Saturday, 20 September 2014

Where do poems come from?

Working draft
I'm sure I've spoken about where poems come from before but something happened this morning which made me think about it again and to share it with you.

I was reading an article in acumen  79 by Dannie Abse entitled Poet in a White Coat when a line suddenly hit me and I stopped reading. The line was about the German poet Rainer Marie Rilke who 'related how he would worry about a piece of soap left behind in his hotel lest it become lonely!' Wow! I understood this.....because some years ago I wrote a poem about something similar! It is somewhere written in pen on a sheet of yellow paper, probably buried under magazines under the coffee table (see I even remember where it is....hopefully). Anyway, I was amazed someone else thought about these same strange things.

Having read the line I immediate had to write. So I left the article which I hadn't finished and grabbed my notebook. Just from that one line came the bones of a poem. And ta dah! I'm going to share it with you. Written very quickly with an even quicker edit this is how it is now. The last two lines took me the longest and were re-written several times. (I admit I edited a little more as I typed it up to show here. There is more still to do!)

Of Things Left Behind

The strand of hair on the dressing table,
a flake of skin on the bed sheet,
the lone banana meant for the lunch box,
a garden cutting going solo on the lawn.

The crumb brushed absently away,
the last square of chocolate in its foil,
the one cup draining in the kitchen,
the bulbous tear hanging from the tap.

The lone sock in the washing drum,
the book discarded now its read,
one flower in the dead heads,
a single item in the rubbish bin.

I wonder about the loneliness
of all those things left behind,
abandoned to the silence,

parted from others of their kind.

(©Heather Walker 2014)

When people know I write poetry they usually ask me two questions - what do I write? and have you had anything published?

Thinking about the last two poems I've written (before this morning's effort), one was written about something I observed while I was sitting in the garden and the other went right back to the time I was in my late teens doing something I didn't want to do and wishing! Why I went back to that time I don't even know. It was a stray thought. 
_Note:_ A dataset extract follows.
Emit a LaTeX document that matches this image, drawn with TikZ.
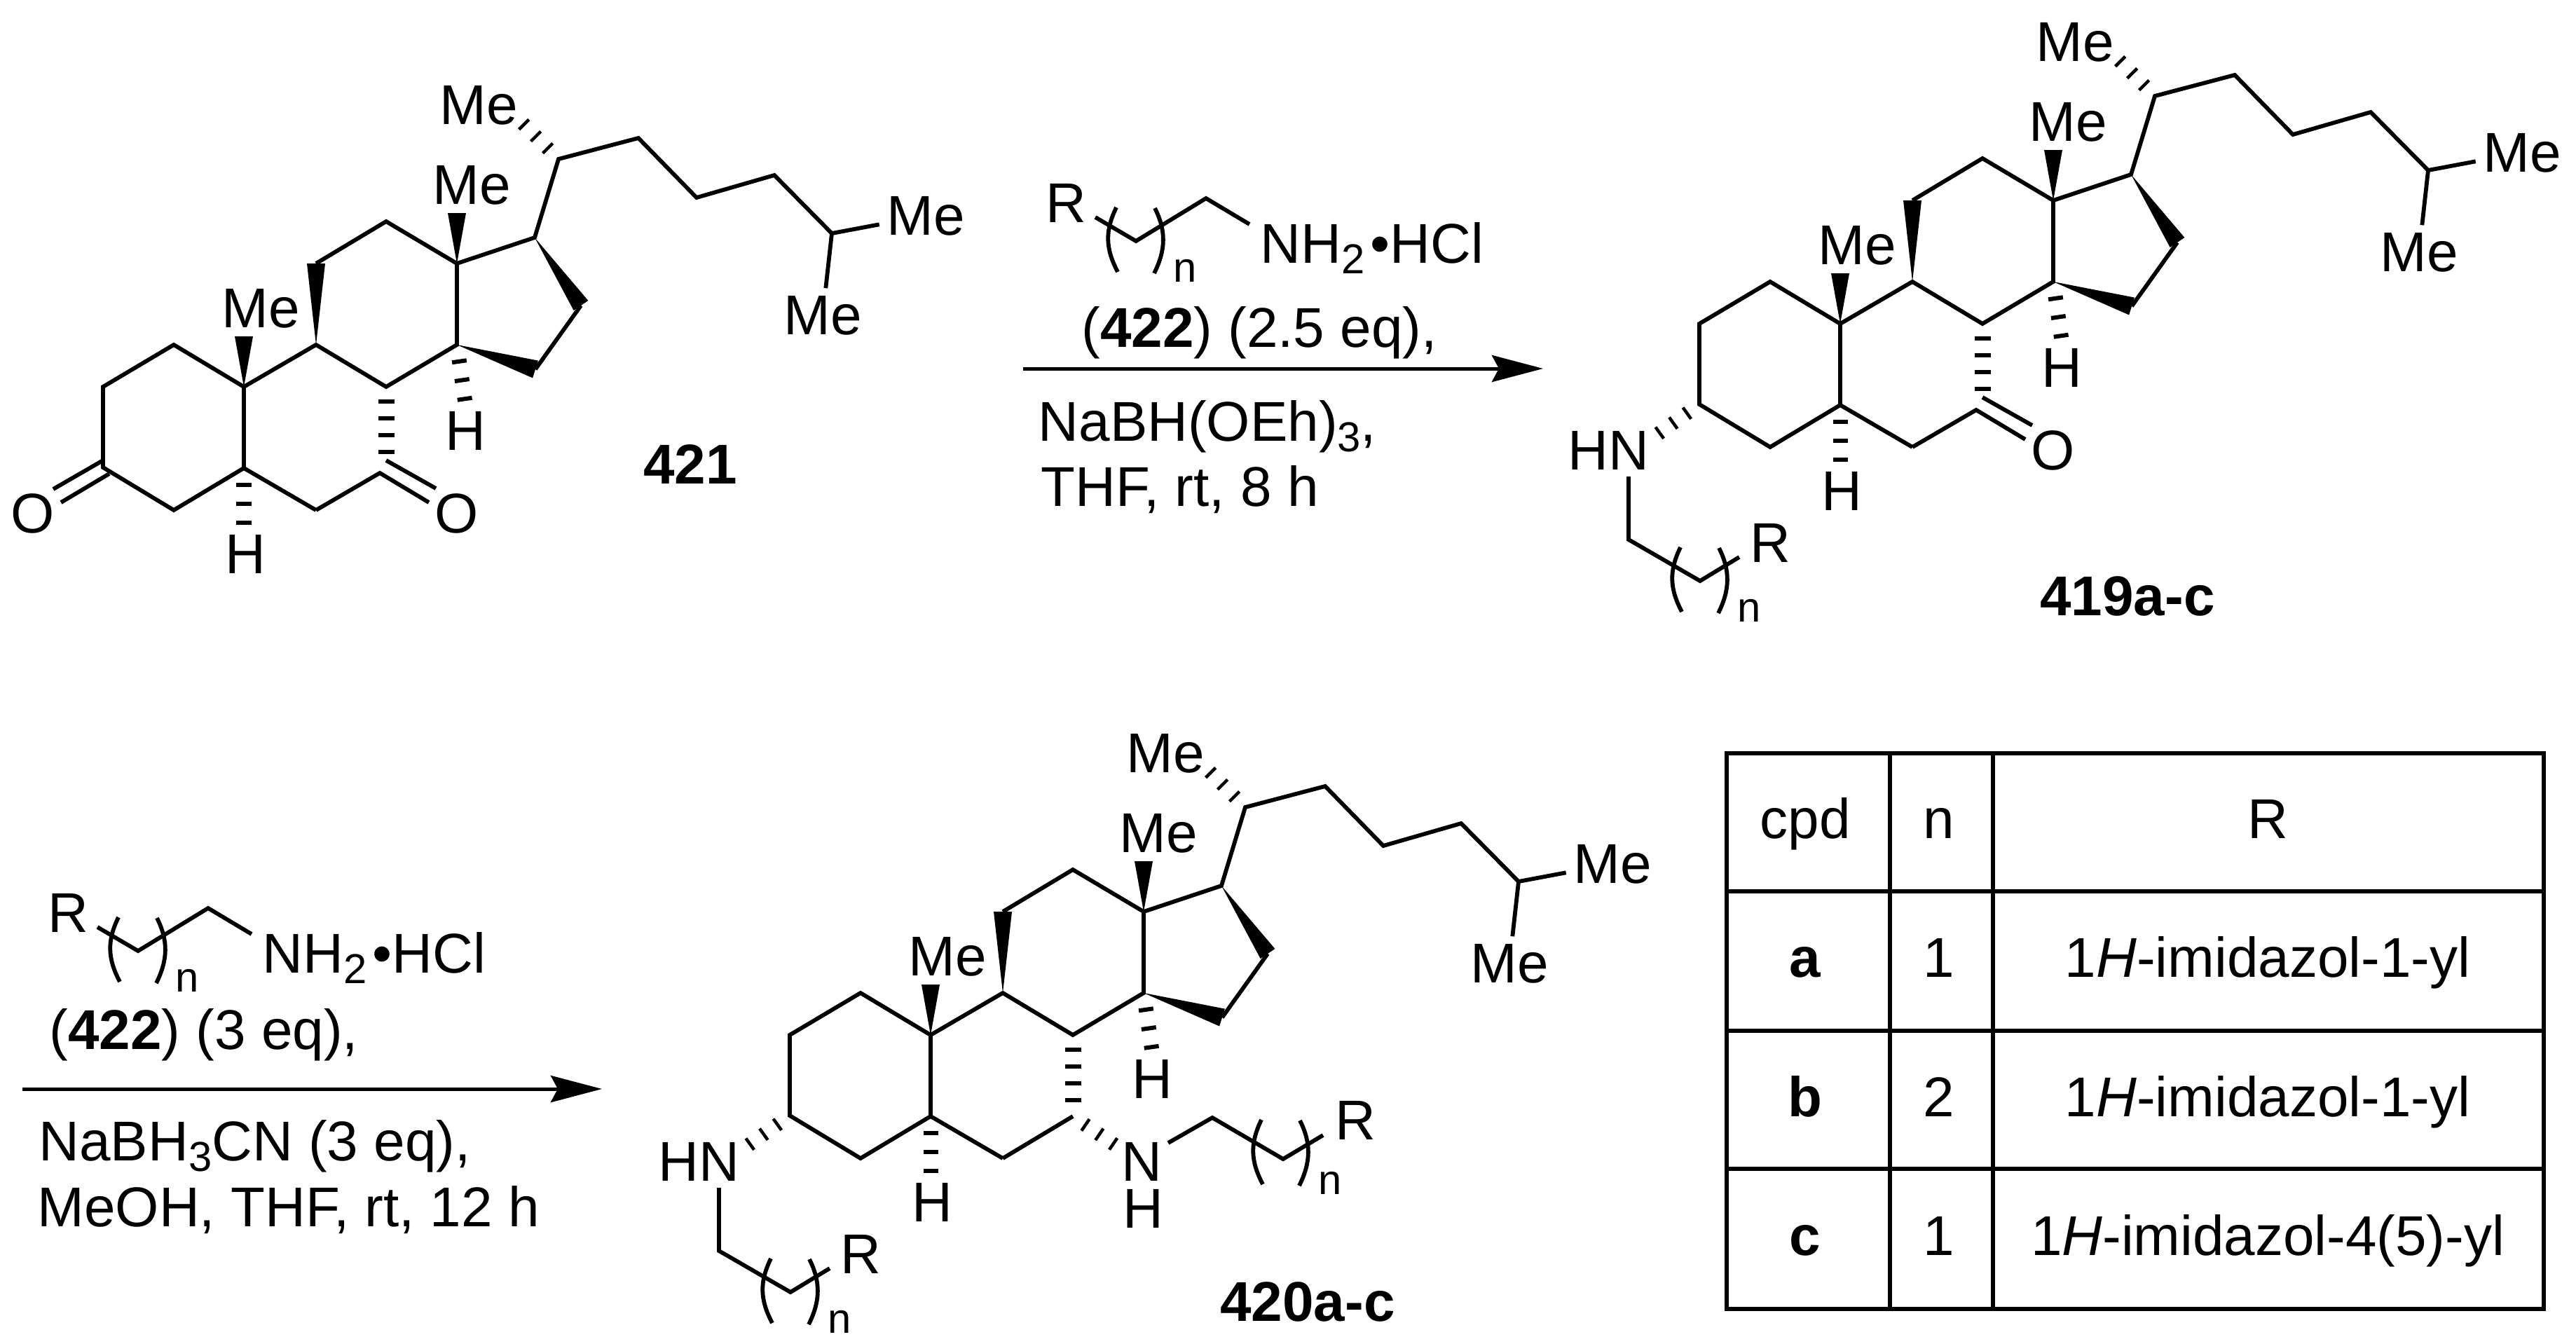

So, inspirations comes from everywhere. Something will happen, like the line I read this morning, and I will have to write. Next time it might be a picture, something overheard, music, an experience (mine or someone elses), a prompt from a book or workshop. I never know what my next poem will be about. I don't write only about nature or love. To me there is nothing off limits, even the most terrible things in life. Poetry can be comforting, funny, clever, disturbing and everything in between. If it causes a reaction in you, it is doing its job. Like art and music, writing is to be experienced, sometimes on many levels. It is also a personal thing and you will bring those experiences with you when you read.